As executive director of advanced access architectures for Cox Communications Inc. , Finkelstein is constantly looking at how to maximize investments in the capex-heavy access portion of the network, and he encouraged the audience here to consider "regrettable" and "non-regrettable" investments -- the former being something that only solves a customer problem short-term and will soon be replaced.
"As we go through the planning, what are the things we are going to do that we are not going to regret doing or if we are going to regret it, make it a choice," he urged, and not merely a financial expediency. High on Finkelstein's "non-regrettable" list is pulling as much fiber as possible, potentially to pedestals very near the customers. That isn't always the natural instinct of access network planners and builders, however.

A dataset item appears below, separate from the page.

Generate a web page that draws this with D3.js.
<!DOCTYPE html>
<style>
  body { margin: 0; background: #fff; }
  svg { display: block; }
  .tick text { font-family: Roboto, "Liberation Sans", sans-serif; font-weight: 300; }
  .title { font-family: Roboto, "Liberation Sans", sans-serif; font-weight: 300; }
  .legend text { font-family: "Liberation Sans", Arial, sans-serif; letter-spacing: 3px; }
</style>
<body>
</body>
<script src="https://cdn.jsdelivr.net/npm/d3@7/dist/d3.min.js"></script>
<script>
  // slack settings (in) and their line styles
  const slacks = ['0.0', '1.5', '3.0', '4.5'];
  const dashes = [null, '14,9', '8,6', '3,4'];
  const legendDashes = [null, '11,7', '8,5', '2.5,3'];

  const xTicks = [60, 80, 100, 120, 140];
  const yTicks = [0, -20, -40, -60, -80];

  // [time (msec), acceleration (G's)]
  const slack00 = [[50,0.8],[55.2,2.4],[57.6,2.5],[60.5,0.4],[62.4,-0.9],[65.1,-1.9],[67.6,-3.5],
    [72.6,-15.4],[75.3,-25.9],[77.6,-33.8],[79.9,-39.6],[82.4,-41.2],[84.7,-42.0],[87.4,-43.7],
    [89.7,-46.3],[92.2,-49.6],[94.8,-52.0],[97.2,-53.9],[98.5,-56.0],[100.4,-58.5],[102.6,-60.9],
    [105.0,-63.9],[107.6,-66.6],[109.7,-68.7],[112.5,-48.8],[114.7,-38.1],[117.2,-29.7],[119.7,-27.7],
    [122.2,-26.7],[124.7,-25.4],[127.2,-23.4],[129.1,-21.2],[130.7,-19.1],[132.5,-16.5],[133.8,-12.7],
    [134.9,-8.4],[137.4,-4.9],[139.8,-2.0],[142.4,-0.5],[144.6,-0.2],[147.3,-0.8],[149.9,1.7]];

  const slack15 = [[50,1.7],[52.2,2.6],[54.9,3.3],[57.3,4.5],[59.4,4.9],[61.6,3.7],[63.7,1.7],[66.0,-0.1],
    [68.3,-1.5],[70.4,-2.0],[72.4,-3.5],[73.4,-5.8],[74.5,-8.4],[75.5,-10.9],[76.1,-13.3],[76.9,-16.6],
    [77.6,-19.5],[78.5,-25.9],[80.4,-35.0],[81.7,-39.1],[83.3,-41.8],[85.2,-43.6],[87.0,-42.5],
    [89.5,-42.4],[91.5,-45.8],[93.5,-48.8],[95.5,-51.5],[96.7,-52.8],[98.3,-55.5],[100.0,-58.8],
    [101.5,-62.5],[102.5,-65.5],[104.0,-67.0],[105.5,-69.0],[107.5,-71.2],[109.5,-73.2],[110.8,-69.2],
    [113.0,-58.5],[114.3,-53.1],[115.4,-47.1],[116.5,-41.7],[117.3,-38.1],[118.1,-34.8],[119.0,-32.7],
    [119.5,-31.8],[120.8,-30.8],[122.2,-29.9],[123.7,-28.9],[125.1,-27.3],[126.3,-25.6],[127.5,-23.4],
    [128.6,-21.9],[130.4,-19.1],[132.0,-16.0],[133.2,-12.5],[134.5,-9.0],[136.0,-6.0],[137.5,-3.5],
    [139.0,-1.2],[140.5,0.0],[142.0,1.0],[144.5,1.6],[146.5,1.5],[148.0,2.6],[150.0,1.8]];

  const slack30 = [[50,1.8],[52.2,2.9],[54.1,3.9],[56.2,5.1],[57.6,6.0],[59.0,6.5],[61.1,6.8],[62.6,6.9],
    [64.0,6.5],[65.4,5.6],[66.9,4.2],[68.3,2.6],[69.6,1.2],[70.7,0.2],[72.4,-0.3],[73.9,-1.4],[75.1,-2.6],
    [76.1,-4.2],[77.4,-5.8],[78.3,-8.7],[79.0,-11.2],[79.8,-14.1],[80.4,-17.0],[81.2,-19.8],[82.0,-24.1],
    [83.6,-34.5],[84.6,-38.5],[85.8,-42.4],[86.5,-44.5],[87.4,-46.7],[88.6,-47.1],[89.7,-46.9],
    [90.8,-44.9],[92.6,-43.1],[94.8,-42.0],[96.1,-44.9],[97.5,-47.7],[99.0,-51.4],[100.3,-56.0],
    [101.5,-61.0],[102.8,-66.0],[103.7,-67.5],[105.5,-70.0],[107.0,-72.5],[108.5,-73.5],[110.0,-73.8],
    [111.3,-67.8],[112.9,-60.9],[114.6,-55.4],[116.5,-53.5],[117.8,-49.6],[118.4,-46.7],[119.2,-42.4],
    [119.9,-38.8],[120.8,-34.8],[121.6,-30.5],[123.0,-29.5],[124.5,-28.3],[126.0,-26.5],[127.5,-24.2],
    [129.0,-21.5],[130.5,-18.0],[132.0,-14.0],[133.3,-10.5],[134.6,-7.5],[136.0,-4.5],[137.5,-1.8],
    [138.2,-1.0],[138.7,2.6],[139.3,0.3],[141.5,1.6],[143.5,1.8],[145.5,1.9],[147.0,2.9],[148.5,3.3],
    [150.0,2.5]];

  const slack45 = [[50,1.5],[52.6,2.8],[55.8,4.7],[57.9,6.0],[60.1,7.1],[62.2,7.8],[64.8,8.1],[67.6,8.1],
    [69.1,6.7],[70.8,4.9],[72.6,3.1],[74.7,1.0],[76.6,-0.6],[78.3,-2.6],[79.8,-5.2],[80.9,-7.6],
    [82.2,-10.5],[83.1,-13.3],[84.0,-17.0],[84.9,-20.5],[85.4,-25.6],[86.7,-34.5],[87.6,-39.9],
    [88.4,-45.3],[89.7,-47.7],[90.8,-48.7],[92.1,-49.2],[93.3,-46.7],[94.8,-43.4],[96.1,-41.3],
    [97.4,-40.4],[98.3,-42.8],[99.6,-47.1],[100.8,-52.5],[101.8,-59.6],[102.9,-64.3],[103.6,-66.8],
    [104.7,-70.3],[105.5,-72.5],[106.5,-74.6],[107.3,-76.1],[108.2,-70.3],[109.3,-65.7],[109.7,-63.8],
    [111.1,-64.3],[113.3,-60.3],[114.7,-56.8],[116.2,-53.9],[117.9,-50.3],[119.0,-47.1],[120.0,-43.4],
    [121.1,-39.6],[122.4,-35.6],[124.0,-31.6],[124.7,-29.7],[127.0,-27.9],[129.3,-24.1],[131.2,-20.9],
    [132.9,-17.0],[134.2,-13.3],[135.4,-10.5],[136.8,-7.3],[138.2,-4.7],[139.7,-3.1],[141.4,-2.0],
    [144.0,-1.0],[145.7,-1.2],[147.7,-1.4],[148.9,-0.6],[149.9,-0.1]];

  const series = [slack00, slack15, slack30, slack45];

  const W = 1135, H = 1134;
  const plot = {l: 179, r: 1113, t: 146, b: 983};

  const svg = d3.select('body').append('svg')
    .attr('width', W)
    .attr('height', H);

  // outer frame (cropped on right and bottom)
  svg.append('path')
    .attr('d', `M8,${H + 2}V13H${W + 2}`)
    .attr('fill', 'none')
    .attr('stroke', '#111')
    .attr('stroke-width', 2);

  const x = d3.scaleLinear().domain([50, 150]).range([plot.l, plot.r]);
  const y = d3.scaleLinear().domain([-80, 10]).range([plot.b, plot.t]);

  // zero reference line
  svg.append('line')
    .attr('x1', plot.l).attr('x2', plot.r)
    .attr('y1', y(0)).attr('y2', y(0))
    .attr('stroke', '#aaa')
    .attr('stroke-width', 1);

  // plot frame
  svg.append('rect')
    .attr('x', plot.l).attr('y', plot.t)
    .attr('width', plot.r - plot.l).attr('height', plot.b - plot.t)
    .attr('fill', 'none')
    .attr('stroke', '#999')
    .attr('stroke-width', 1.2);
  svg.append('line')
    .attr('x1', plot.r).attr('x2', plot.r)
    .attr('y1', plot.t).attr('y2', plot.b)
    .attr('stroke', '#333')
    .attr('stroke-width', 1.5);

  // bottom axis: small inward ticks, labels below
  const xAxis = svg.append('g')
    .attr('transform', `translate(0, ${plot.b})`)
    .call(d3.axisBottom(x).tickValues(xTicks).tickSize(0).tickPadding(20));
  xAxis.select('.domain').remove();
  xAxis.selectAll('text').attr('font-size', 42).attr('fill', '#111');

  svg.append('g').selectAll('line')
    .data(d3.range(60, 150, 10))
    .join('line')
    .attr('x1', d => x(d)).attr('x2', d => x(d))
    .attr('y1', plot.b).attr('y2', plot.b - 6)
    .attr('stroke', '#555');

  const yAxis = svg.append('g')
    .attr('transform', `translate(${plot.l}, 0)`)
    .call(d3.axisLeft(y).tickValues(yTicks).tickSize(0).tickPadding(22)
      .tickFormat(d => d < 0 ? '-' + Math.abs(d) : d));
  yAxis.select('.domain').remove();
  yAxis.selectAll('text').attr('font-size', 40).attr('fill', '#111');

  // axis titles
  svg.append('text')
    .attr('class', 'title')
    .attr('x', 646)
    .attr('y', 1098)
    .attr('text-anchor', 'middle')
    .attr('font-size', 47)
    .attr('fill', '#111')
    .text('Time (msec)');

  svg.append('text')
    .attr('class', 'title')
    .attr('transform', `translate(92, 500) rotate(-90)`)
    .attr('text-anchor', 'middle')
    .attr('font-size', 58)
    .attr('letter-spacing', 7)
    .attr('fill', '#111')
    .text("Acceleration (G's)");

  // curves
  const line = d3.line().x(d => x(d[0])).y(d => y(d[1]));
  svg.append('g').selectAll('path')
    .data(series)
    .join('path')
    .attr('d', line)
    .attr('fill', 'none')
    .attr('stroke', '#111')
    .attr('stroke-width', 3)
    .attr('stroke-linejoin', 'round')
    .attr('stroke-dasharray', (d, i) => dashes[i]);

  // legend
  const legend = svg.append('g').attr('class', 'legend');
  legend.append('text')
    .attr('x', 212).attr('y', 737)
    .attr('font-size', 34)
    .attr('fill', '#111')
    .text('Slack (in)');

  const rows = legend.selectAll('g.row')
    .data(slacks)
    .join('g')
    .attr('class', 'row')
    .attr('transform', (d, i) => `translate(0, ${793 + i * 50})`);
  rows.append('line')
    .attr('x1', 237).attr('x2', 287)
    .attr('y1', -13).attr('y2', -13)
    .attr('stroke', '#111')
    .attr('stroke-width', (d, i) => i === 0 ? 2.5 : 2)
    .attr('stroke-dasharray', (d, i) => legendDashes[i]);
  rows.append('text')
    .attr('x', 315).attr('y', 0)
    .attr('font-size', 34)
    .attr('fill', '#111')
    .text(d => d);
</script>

The current rollout of DOCSIS 3.1 on the existing cable plant will enable operators to offer gigabit services, to keep up with their telecom competitors, but as take rates for those services increase, there will be constraints on available upstream bandwidth -- something that is becoming more critical in an era when folks commonly create their own content. Finkelstein calls the upstream bandwidth limitations the "iceberg" for DOCSIS 3.1 -- which he insisted will last much longer than the Titanic.

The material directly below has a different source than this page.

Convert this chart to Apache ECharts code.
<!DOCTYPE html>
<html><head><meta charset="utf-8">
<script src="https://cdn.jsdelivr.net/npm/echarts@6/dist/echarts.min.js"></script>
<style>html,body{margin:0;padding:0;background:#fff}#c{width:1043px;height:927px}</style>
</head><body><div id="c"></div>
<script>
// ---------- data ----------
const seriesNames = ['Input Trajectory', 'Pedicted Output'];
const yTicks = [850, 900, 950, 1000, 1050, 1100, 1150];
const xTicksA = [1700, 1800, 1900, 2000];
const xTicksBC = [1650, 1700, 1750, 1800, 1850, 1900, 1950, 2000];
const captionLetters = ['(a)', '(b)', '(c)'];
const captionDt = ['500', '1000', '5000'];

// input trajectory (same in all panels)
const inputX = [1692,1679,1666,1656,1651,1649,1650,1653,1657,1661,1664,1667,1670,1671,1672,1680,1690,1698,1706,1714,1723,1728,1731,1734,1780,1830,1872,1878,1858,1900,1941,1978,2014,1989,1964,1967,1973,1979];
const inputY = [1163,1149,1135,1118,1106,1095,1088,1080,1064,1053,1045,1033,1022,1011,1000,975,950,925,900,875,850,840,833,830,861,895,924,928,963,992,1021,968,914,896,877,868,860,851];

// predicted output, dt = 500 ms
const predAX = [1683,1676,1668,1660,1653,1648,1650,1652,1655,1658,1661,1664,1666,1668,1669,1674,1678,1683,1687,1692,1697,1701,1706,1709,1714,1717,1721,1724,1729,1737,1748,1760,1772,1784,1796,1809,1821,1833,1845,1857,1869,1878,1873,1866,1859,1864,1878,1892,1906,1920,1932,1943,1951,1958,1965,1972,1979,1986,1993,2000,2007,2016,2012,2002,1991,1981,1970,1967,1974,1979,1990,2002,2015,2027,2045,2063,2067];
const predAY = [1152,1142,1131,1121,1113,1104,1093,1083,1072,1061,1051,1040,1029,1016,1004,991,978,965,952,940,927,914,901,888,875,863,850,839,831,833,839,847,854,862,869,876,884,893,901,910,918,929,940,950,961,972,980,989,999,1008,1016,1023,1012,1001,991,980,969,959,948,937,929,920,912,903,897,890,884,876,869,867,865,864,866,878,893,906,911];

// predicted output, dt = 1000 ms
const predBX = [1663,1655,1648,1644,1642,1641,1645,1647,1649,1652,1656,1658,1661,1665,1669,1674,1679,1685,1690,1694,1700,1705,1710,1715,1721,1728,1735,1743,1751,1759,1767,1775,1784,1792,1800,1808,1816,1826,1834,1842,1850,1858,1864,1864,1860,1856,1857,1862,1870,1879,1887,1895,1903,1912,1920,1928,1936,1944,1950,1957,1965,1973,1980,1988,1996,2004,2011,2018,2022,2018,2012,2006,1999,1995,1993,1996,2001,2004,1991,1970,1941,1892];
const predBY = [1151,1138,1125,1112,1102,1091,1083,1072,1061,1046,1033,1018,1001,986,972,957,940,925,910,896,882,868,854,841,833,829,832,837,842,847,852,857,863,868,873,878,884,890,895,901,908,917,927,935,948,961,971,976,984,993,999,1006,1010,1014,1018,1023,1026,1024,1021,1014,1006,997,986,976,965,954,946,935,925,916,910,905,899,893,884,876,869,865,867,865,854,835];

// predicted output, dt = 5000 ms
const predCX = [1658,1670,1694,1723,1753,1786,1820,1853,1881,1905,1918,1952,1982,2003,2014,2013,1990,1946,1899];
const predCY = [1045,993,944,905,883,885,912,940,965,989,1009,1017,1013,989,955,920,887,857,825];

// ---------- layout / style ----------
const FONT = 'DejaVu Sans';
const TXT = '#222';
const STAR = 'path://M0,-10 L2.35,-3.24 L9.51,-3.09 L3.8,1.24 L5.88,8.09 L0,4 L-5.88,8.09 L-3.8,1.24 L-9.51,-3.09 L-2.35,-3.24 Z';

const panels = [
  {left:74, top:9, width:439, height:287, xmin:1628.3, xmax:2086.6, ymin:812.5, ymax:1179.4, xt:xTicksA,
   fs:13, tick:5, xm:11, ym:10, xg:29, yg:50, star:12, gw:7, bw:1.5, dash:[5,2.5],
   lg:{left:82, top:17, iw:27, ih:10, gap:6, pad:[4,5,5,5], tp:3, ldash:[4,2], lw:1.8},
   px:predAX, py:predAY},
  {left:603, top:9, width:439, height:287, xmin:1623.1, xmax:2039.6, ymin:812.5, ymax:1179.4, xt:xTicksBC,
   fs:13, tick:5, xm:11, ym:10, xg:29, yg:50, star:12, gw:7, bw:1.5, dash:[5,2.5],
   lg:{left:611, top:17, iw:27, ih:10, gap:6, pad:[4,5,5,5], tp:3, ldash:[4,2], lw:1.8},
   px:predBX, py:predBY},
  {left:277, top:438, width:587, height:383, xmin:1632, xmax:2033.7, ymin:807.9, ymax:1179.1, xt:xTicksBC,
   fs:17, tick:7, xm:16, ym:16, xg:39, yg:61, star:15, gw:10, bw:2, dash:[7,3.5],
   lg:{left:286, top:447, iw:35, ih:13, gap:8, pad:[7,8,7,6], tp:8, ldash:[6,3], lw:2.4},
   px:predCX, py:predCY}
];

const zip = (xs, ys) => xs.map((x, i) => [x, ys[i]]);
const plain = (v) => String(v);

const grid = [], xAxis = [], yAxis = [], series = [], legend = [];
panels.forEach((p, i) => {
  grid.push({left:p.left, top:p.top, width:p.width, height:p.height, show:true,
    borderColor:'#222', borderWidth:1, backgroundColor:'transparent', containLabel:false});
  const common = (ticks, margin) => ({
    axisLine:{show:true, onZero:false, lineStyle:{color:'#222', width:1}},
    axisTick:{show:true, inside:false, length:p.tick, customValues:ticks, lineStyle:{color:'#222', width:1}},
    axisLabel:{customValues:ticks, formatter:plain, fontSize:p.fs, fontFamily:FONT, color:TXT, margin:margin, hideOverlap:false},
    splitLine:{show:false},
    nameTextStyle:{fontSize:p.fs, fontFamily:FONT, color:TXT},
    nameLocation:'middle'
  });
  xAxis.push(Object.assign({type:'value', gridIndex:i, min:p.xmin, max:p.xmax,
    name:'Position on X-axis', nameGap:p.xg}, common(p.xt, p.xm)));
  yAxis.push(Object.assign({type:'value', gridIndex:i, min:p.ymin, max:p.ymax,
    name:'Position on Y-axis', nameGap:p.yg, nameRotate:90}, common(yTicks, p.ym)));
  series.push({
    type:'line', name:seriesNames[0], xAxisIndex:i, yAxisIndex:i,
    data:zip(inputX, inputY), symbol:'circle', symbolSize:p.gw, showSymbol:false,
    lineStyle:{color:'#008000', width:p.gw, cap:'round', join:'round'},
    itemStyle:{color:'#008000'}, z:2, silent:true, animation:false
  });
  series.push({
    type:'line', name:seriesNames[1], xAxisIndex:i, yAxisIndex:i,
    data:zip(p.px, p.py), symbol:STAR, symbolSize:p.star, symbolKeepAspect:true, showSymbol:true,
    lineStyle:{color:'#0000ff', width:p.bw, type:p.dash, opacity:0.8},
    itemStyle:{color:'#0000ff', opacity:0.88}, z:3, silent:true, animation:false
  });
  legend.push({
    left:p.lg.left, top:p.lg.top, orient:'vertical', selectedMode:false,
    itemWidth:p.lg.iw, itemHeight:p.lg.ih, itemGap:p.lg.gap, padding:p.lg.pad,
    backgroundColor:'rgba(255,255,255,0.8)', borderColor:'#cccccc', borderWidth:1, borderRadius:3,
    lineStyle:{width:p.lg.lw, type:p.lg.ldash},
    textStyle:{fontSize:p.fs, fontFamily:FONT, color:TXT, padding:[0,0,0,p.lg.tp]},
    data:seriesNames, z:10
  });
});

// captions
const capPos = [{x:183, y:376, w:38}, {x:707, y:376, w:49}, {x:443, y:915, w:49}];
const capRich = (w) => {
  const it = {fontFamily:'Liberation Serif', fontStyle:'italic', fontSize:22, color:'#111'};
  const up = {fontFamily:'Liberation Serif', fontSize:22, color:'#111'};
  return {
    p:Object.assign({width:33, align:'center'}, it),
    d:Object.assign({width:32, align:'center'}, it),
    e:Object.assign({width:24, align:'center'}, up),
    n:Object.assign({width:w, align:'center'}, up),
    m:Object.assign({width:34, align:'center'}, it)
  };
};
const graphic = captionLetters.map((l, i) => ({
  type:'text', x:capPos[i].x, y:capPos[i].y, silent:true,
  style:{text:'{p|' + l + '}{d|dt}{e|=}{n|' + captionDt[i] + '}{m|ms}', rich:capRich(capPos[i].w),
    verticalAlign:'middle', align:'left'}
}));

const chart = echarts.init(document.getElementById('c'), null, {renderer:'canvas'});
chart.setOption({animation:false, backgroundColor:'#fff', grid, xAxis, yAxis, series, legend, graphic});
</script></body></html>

There are interim steps to addressing those issues -- moving from 1K-QAM to 4K-QAM, for example -- but cable operators will reach a point where they need to split their 500-home nodes into smaller segments and push fiber deeper into their networks, he said.

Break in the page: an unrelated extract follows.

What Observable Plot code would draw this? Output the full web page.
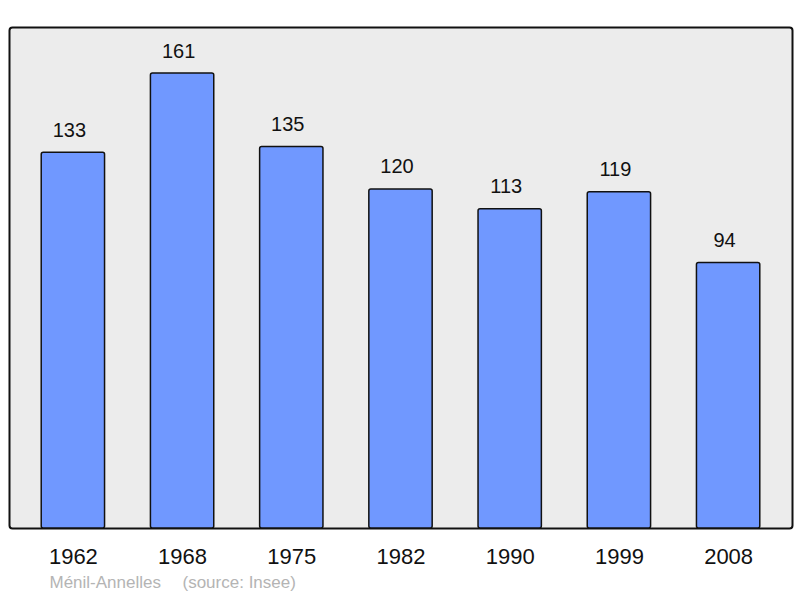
<!DOCTYPE html>
<html><head><meta charset="utf-8">
<script src="https://cdn.jsdelivr.net/npm/d3@7"></script>
<script src="https://cdn.jsdelivr.net/npm/@observablehq/plot@0.6"></script>
<style>body{margin:0;background:#fff;} svg{display:block;}</style>
</head><body><div id="chart"></div>
<script>
const years = ["1962","1968","1975","1982","1990","1999","2008"];
const population = [133,161,135,120,113,119,94];
const captionPlace = "Ménil-Annelles";
const captionSource = "(source: Insee)";
const data = years.map((y,i)=>({year:y, pop:population[i]}));

const chart = Plot.plot({
  width: 800, height: 598,
  marginLeft: 9, marginRight: 8, marginTop: 27, marginBottom: 70,
  style: {fontFamily: "'Liberation Sans', Arial, sans-serif", background: "#fff"},
  x: {domain: years, paddingInner: 0.42, paddingOuter: 0.295, round: false, label: null},
  y: {domain: [0, 177.3], axis: null},
  marks: [
    Plot.frame({fill: "#ececec", stroke: "#111", strokeWidth: 2, rx: 3}),
    Plot.barY(data, {x: "year", y: "pop", fill: "#7098ff", stroke: "#111", strokeWidth: 1.5, rx: 2}),
    Plot.text(data, {x: "year", y: "pop", text: d => String(d.pop), lineAnchor: "bottom", dx: -4, dy: -16, fontSize: 20, fill: "#111"}),
    Plot.axisX({tickSize: 0, tickPadding: 20, fontSize: 22, color: "#111", label: null}),
    Plot.text([captionPlace], {frameAnchor: "bottom-left", textAnchor: "start", lineAnchor: "bottom", dx: 40, dy: 59, fontSize: 17, fill: "#b4b4b4"}),
    Plot.text([captionSource], {frameAnchor: "bottom-left", textAnchor: "start", lineAnchor: "bottom", dx: 173, dy: 59, fontSize: 17, fill: "#b4b4b4"})
  ]
});
document.getElementById("chart").appendChild(chart);
</script></body></html>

"As you are pulling this fiber, this is the opportunity to build the network of the future -- and our natural tendency, particularly of the outside plant folks, is to just overlash yourself and pull it down and when you need to, you'll pull it off the strand and connect it into a tap," Finkelstein said.
Instead, pulling a fiber through a pedestal and pulling enough to support a long-term strategy of fiber-to-the-home makes more sense, he added. "One of the things you need to give serious consideration to when you do these splits, do you have a PON strategy or an FTTH strategy, -- EPON, GPON, Ethernet, wavelengths, whatever you want it to be?"
There is a lot of latent capacity in the coax plant, Finkelstein acknowledged, but cable operators need to be realistic about the customer demands that lie ahead. Historical data shows a 49% compound annual growth rate for bandwidth and that would mean being able to deliver 2 Gbit/s per service group by 2021 and 10 Gbit/s by 2026.
"You won't regret having that bandwidth" because it will produce a better customer experience, he said.
Finkelstein also cautioned against delaying deployment of DOCSIS 3.1, for financial reasons, saying such delays will inevitably accelerate the need for node splits. Instead, he advised starting with a "micro-segment" strategy that targets investment to areas where there are identified problems, based on customer complaints and truck rolls, then moving to capacity deployment by year two and ubiquitous use by year three.
"Coax has a long life and a long useful life but how do we optimize each and every spend we have an prepare ourselves for the next step?" he said. He pointed to Cox's decision to deploy switched digital video and a one gigahertz plant. "Those were spends we never ended up regretting. Some of it [was] because of some very smart folks -- we are standing on the shoulders of giants in the cable industry but now it's our turn to prepare it for the next step for the people that will be standing on our shoulders to keep it going and have all the capacity our customers will need."